The Setup#
F5-TTS is a non-autoregressive TTS model that uses flow matching for zero-shot voice cloning. You give it:
- A reference audio clip (the voice to clone)
- The transcript of that reference audio
- The text to generate
In theory, it should replicate the voice from just a few seconds of audio. The model runs locally — perfect for a GPU server.
My setup:
- RTX 2080 Ti (11GB VRAM, CUDA 12.5)
- F5-TTS with all deps: torch 2.10.0, torchaudio, torchcodec
- Reference audio: 12-second clip extracted from a Telegram voice message
- Target: narration for DPO YouTube Shorts
# Install (took a while to sort out the torch version)
pip install f5-tts torch==2.10.0 torchaudio torchcodec
# Run
f5-tts_infer-cli \
--model F5TTS_v1_Base \
--ref_audio reference.wav \
--ref_text "This is what I said in the reference clip." \
--gen_text "This is the text I want to generate." \
--output_dir output/
What Actually Came Out#
Three specific issues:
1. Prosody collapse. The generated speech had no sentence-level intonation. Questions sounded flat. Emphasis was random. This is a known F5-TTS limitation with short reference audio — the model can’t capture the speaker’s prosodic patterns from 12 seconds.
2. Telegram compression artifacts. Telegram uses Opus codec at a variable bitrate optimized for voice calls, not audio fidelity. The reference audio had encoding artifacts that F5-TTS interpreted as features of the voice — and faithfully reproduced them in the output.

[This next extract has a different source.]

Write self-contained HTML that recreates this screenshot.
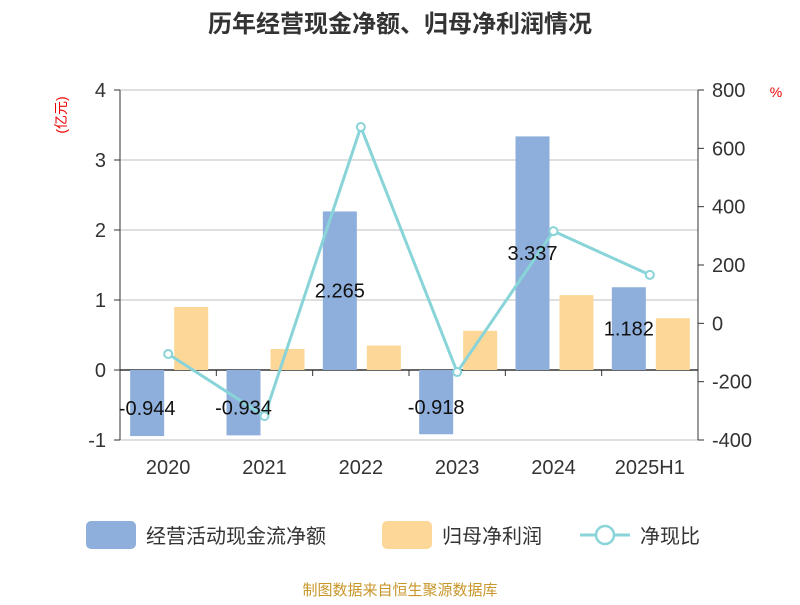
<!DOCTYPE html>
<html><head><meta charset="utf-8"><style>
body{margin:0;background:#fff;}
svg text{font-family:"Liberation Sans","Noto Sans CJK SC",sans-serif;}
</style></head><body>
<svg id="c" width="800" height="600" xmlns="http://www.w3.org/2000/svg">
<text x="400" y="32" text-anchor="middle" font-size="24" font-weight="bold" fill="#333">历年经营现金净额、归母净利润情况</text>
<text transform="translate(66,115) rotate(-90)" text-anchor="middle" font-size="14" fill="#e00">(亿元)</text>
<text x="776" y="97" text-anchor="middle" font-size="14" fill="#e00">%</text>
<g id="grid"></g><g id="bars"></g><g id="line"></g><g id="labels"></g>
<g>
<rect x="86" y="521" width="50" height="28" rx="5" fill="#8eaedb"/>
<text x="146" y="543" font-size="20" fill="#333">经营活动现金流净额</text>
<rect x="382" y="521" width="50" height="28" rx="5" fill="#fdd797"/>
<text x="442" y="543" font-size="20" fill="#333">归母净利润</text>
<line x1="580" y1="535" x2="630" y2="535" stroke="#88d4d8" stroke-width="3"/>
<circle cx="605" cy="535" r="9" fill="#fff" stroke="#88d4d8" stroke-width="2.5"/>
<text x="640" y="543" font-size="20" fill="#333">净现比</text>
</g>
<text x="400" y="595" text-anchor="middle" font-size="15" fill="#c8962a">制图数据来自恒生聚源数据库</text>
</svg>
<script>
const categories=["2020","2021","2022","2023","2024","2025H1"];
const ocf=[-0.944,-0.934,2.265,-0.918,3.337,1.182];
const profit=[0.9,0.3,0.35,0.56,1.07,0.74];
const ratio=[-105,-318,673,-167,316,166];
const leftTicks=[-1,0,1,2,3,4];
const rightTicks=[-400,-200,0,200,400,600,800];
const NS="http://www.w3.org/2000/svg";
const L=120,R=698,T=90,B=440;
const yL=v=>T+(4-v)*(B-T)/5;
const yR=v=>T+(800-v)*(B-T)/1200;
const bw=(R-L)/categories.length;
const xc=i=>L+bw*(i+0.5);
function mk(tag,attrs,parent,txt){const e=document.createElementNS(NS,tag);for(const k in attrs)e.setAttribute(k,attrs[k]);if(txt!==undefined)e.textContent=txt;document.getElementById(parent).appendChild(e);return e;}
leftTicks.forEach(t=>{
  const g=mk('line',{x1:L,x2:R,y1:yL(t),y2:yL(t),stroke:t===0?'#333':'#ccc','stroke-width':t===0?1.5:1.2},'grid');
  
  
  const tk=mk('line',{x1:L-6,x2:L,y1:yL(t),y2:yL(t),stroke:'#333'},'grid');
  
  
  const tx=mk('text',{x:L-14,y:yL(t)+7,'text-anchor':'end','font-size':20,fill:'#333'},'grid',t);
  
  
});
rightTicks.forEach(t=>{
  const tk=mk('line',{x1:R,x2:R+6,y1:yR(t),y2:yR(t),stroke:'#333'},'grid');
  
  
  const tx=mk('text',{x:R+14,y:yR(t)+7,'font-size':20,fill:'#333'},'grid',t);
  
  
});
let a=mk('line',{x1:L,x2:L,y1:T,y2:B,stroke:'#333'},'grid');


a=mk('line',{x1:R,x2:R,y1:T,y2:B,stroke:'#333'},'grid');


categories.forEach((c,i)=>{
  if(i>0){const tk=mk('line',{x1:L+bw*i,x2:L+bw*i,y1:yL(0),y2:yL(0)+6,stroke:'#333'},'grid');
  
  }
  const tx=mk('text',{x:xc(i),y:474,'text-anchor':'middle','font-size':20,fill:'#333'},'grid',c);
  
  
  const w=34;
  const y0=yL(0),y1=yL(ocf[i]);
  const b1=mk('rect',{x:xc(i)-38,y:Math.min(y0,y1),width:w,height:Math.abs(y1-y0),fill:'#8eaedb'},'bars');
  
  
  const y2=yL(profit[i]);
  const b2=mk('rect',{x:xc(i)+6,y:Math.min(y0,y2),width:w,height:Math.abs(y2-y0),fill:'#fdd797'},'bars');
  
  
  const ly=ocf[i]>=0?yL(ocf[i]/2)+7:yL(ocf[i]/2)+12;
  const lb=mk('text',{x:xc(i)-21,y:ly,'text-anchor':'middle','font-size':20,fill:'#111'},'labels',ocf[i]);
  
  
});
const pts=ratio.map((v,i)=>xc(i)+','+yR(v)).join(' ');
const pl=mk('polyline',{points:pts,fill:'none',stroke:'#88d4d8','stroke-width':3},'line');


ratio.forEach((v,i)=>{
  const p=mk('circle',{cx:xc(i),cy:yR(v),r:4,fill:'#fff',stroke:'#88d4d8','stroke-width':2},'line');
  
  
});
</script>
</body></html>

3. Background noise bleed. The reference clip had faint ambient sound. Again, F5-TTS treated it as part of the voice signature.
What You Actually Need#
| Parameter | My Setup | What Works |
|---|---|---|
| Reference length | 12 seconds | 2-3 minutes |
| Recording method | Telegram voice message | Phone’s native recorder |
| Environment | Unclear | Quiet room, consistent distance |
| Format | Telegram Opus | WAV, 44.1kHz, uncompressed |
The minimum viable reference clip for decent zero-shot cloning is probably 90 seconds. For good results, 2-3 minutes. At 12 seconds, the model is interpolating more than it’s copying.
What I Use Instead#
While waiting to record a proper reference, I use two alternatives:
Kokoro TTS for the DPO channel:
- Runs fully local on the gaming server
am_michaelvoice — American male, clear and natural- Cost: $0/month
- Quality: good enough for 30-60s YouTube Shorts
- Speed: generates faster than real-time on the RTX 2080 Ti
ElevenLabs Lily for premium outputs:
- Velvety British actress voice (
pFZP5JQG7iQjIQuC4Bku) eleven_multilingual_v2, stability=0.5, similarity_boost=0.75- Cost: ~177 chars remaining on free tier (resets monthly)
- Quality: noticeably better than local TTS
Is F5-TTS Worth It?#
Yes — but not for what I tried to use it for. Zero-shot cloning from compressed audio is optimistic. The actual sweet spot for F5-TTS is:
- You have a clean, long reference recording
- You want to generate consistent narration in that voice over time
- You don’t want to pay per character (ElevenLabs)
- You’re OK with occasional prosody quirks
The model is genuinely impressive given it runs locally. My experiment just highlighted that “zero-shot” doesn’t mean “zero effort” — the reference audio quality matters as much as the model quality.
Next time I try it: 3 minutes recorded in my home office on a phone held at face distance. No Telegram, no background noise. I’ll write a follow-up.
Verdict#
Recommendation: Record 2-3 min of clean audio before even installing F5-TTS. The tooling is fine; the bottleneck is the reference quality.